__WRITTEN REQUEST__.
Take the lines of the data below from the very first through the line containing "70, 80, 90];" and output them exactly, pictures excluded.

__DATA EXCERPT__.
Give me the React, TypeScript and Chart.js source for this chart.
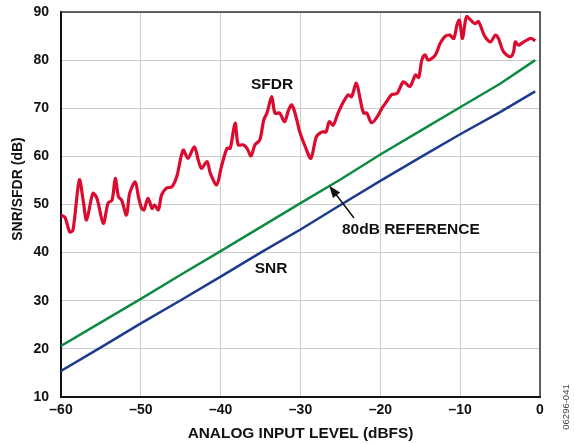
import React, { useEffect, useRef } from "react";
import { Chart, registerables } from "chart.js";

Chart.register(...registerables);

const xTicks = [-60, -50, -40, -30, -20, -10, 0];
const yTicks = [10, 20, 30, 40, 50, 60, 70, 80, 90];

const sfdrX = [
  -60, -59.5, -58.9, -58.5, -57.7, -57.2, -56.8, -56.0, -55.5, -54.7, -54.1, -53.6, -53.2, -52.8, -52.4,
  -51.8, -51.4, -50.7, -50.3, -49.9, -49.6, -49.1, -48.6, -48.3, -47.8, -47.4, -46.8, -46.1, -45.5,
  -44.7, -44.1, -43.3, -42.8, -42.4, -41.7, -41.3, -40.5, -39.9, -39.2, -38.8, -38.2, -37.8, -37.2,
  -36.7, -36.2, -35.7, -35.1, -34.6, -34.2, -33.6, -33.2, -32.6, -32.0, -31.5, -31.1, -30.6, -30.1,
  -29.4, -28.7, -28.0, -27.3, -26.8, -26.4, -25.9, -25.3, -24.6, -24.0, -23.6, -23.0, -22.5, -22.1,
  -21.7, -21.1, -20.4, -19.8, -19.2, -18.6, -17.9, -17.1, -16.3, -15.6, -15.2, -14.8, -14.4, -14.0,
  -13.1, -12.5, -11.9, -11.3, -10.8, -10.4, -10.1, -9.7, -9.2, -8.5, -8.1, -7.7, -6.9, -6.2, -5.6,
  -5.2, -4.6, -3.7, -3.3, -3.1, -2.7, -2.3, -1.6, -1.1, -0.6,
];
const sfdrY = [
  47.8, 47.3, 44.3, 44.7, 55.1, 50.6, 46.8, 52.3, 51.3, 46.1, 50.3, 50.9, 55.4, 51.6, 50.9,
  47.8, 52.3, 54.7, 51.6, 49.2, 48.9, 51.3, 49.2, 49.9, 48.9, 52.0, 53.4, 53.7, 55.8,
  61.3, 59.6, 62.0, 59.2, 57.5, 58.9, 56.5, 54.1, 57.9, 61.7, 61.7, 66.9, 62.4, 62.4,
  61.7, 60.1, 62.4, 63.4, 67.6, 69.0, 72.4, 69.0, 69.0, 67.2, 69.6, 70.7, 68.5, 65.1,
  62.0, 59.6, 64.1, 65.1, 65.1, 67.2, 66.5, 69.0, 71.4, 72.8, 72.4, 75.2, 71.7, 69.0,
  69.0, 67.0, 68.2, 70.0, 71.4, 72.8, 73.1, 75.5, 74.5, 76.9, 76.4, 80.0, 81.1, 80.0,
  81.1, 83.5, 84.9, 85.2, 84.5, 87.3, 88.3, 84.5, 89.0, 88.0, 87.6, 88.0, 84.9, 83.8, 85.2,
  84.5, 81.8, 80.7, 81.8, 83.8, 83.1, 83.5, 84.2, 84.5, 84.0,
];

const refX = [-60, -55, -50, -45, -40, -35, -30, -25, -20, -15, -10, -5, -0.6];
const refY = [20.6, 25.5, 30.4, 35.4, 40.3, 45.3, 50.3, 55.2, 60.4, 65.3, 70.2, 75.1, 80.0];

const snrX = [-60, -55, -50, -45, -40, -35, -30, -25, -20, -15, -10, -5, -0.6];
const snrY = [15.4, 20.3, 25.3, 30.1, 35.0, 40.0, 44.8, 49.9, 54.9, 59.8, 64.6, 69.2, 73.5];

const FONT = "'Liberation Sans', Arial, Helvetica, sans-serif";

const toPts = (xs: number[], ys: number[]) => xs.map((x, i) => ({ x, y: ys[i] }));

export default function App() {
  const ref = useRef<HTMLCanvasElement | null>(null);

  useEffect(() => {
    const canvas = ref.current;
    if (!canvas) return;

    const decor = {
      id: "decor",
      afterDraw(chart: any) {
        const { ctx, chartArea: a, scales } = chart;
        const xs = scales.x;
        const ys = scales.y;
        ctx.save();
        // frame top/right
        ctx.strokeStyle = "#333333";
        ctx.lineWidth = 1.5;
        ctx.beginPath();
        ctx.moveTo(a.left, a.top);
        ctx.lineTo(a.right, a.top);
        ctx.lineTo(a.right, a.bottom);
        ctx.stroke();
        // labels
        ctx.fillStyle = "#111111";
        ctx.font = `bold 15.5px ${FONT}`;
        ctx.textAlign = "center";
        ctx.textBaseline = "middle";
        ctx.fillText("SFDR", xs.getPixelForValue(-33.57), ys.getPixelForValue(74.9));
        ctx.fillText("SNR", xs.getPixelForValue(-33.69), ys.getPixelForValue(36.7));
        ctx.fillText("80dB REFERENCE", xs.getPixelForValue(-16.18), ys.getPixelForValue(44.8));
        // y axis title
        ctx.save();
        ctx.translate(18, 189);
        ctx.rotate(-Math.PI / 2);
        ctx.font = `bold 14px ${FONT}`;
        ctx.fillText("SNR/SFDR (dB)", 0, 0);
        ctx.restore();
        // arrow
        const tx = xs.getPixelForValue(-26.4);
        const ty = ys.getPixelForValue(53.9);
        const sx = xs.getPixelForValue(-23.3);
        const sy = ys.getPixelForValue(47.2);
        const ang = Math.atan2(ty - sy, tx - sx);
        ctx.strokeStyle = "#111111";
        ctx.lineWidth = 1.5;
        ctx.beginPath();
        ctx.moveTo(sx, sy);
        ctx.lineTo(tx - Math.cos(ang) * 8, ty - Math.sin(ang) * 8);
        ctx.stroke();
        ctx.beginPath();
        ctx.moveTo(tx, ty);
        ctx.lineTo(tx - Math.cos(ang) * 12 + Math.sin(ang) * 4.5, ty - Math.sin(ang) * 12 - Math.cos(ang) * 4.5);
        ctx.lineTo(tx - Math.cos(ang) * 12 - Math.sin(ang) * 4.5, ty - Math.sin(ang) * 12 + Math.cos(ang) * 4.5);
        ctx.closePath();
        ctx.fillStyle = "#111111";
        ctx.fill();
        // figure id
        ctx.save();
        ctx.translate(566, 407);
        ctx.rotate(-Math.PI / 2);
        ctx.font = `9.5px ${FONT}`;
        ctx.fillStyle = "#444444";
        ctx.fillText("06296-041", 0, 0);
        ctx.restore();
        ctx.restore();
      },
    };

    const chart = new Chart(canvas, {
      type: "line",
      data: {
        datasets: [
          {
            label: "SFDR",
            data: toPts(sfdrX, sfdrY),
            borderColor: "#dc0a2e",
            borderWidth: 3.2,
            pointRadius: 0,
            tension: 0.3,
          },
          {
            label: "80dB REFERENCE",
            data: toPts(refX, refY),
            borderColor: "#0e8a44",
            borderWidth: 2.5,
            pointRadius: 0,
            tension: 0,
          },
          {
            label: "SNR",
            data: toPts(snrX, snrY),
            borderColor: "#1c3b8e",
            borderWidth: 2.5,
            pointRadius: 0,
            tension: 0,
          },
        ],
      },
      options: {
        animation: false,
        responsive: false,
        layout: { padding: { left: 0, top: 12, right: 34, bottom: 0 } },
        plugins: { legend: { display: false }, tooltip: { enabled: false } },
        scales: {
          x: {
            type: "linear",
            min: -60,
            max: 0,
            afterBuildTicks: (s: any) => {
              s.ticks = xTicks.map((v) => ({ value: v }));
            },
            afterFit: (s: any) => {
              s.height = 47;
              s.paddingLeft = 0;
              s.paddingRight = 0;
            },
            grid: { color: "#cccccc", lineWidth: 1, drawTicks: false },
            border: { color: "#111111", width: 2 },
            ticks: {
              padding: 5,
              color: "#111111",
              font: { family: FONT, size: 14, weight: "bold" },
              callback: (v: any) => (v < 0 ? "\u2013" + Math.abs(v) : String(v)),
              maxRotation: 0,
            },
            title: {
              display: true,
              text: "ANALOG INPUT LEVEL (dBFS)",
              color: "#111111",
              font: { family: FONT, size: 15.4, weight: "bold" },
              padding: { top: 0, bottom: 1 },
            },
          },
          y: {
            type: "linear",
            min: 10,
            max: 90,
            afterBuildTicks: (s: any) => {
              s.ticks = yTicks.map((v) => ({ value: v }));
            },
            afterFit: (s: any) => {
              s.width = 61;
              s.paddingTop = 0;
              s.paddingBottom = 0;
            },
            grid: { color: "#cccccc", lineWidth: 1, drawTicks: false },
            border: { color: "#111111", width: 2 },
            ticks: {
              padding: 12,
              color: "#111111",
              font: { family: FONT, size: 14, weight: "bold" },
            },
            title: { display: false },
          },
        },
      },
      plugins: [decor],
    } as any);

    return () => chart.destroy();
  }, []);

  return (
    <div style={{ position: "absolute", left: 0, top: 0, width: 574, height: 444, background: "#ffffff" }}>
      <canvas ref={ref} width={574} height={444} style={{ display: "block" }} />
    </div>
  );
}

__TASK RESULT__.
Give me the React, TypeScript and Chart.js source for this chart.
import React, { useEffect, useRef } from "react";
import { Chart, registerables } from "chart.js";

Chart.register(...registerables);

const xTicks = [-60, -50, -40, -30, -20, -10, 0];
const yTicks = [10, 20, 30, 40, 50, 60, 70, 80, 90];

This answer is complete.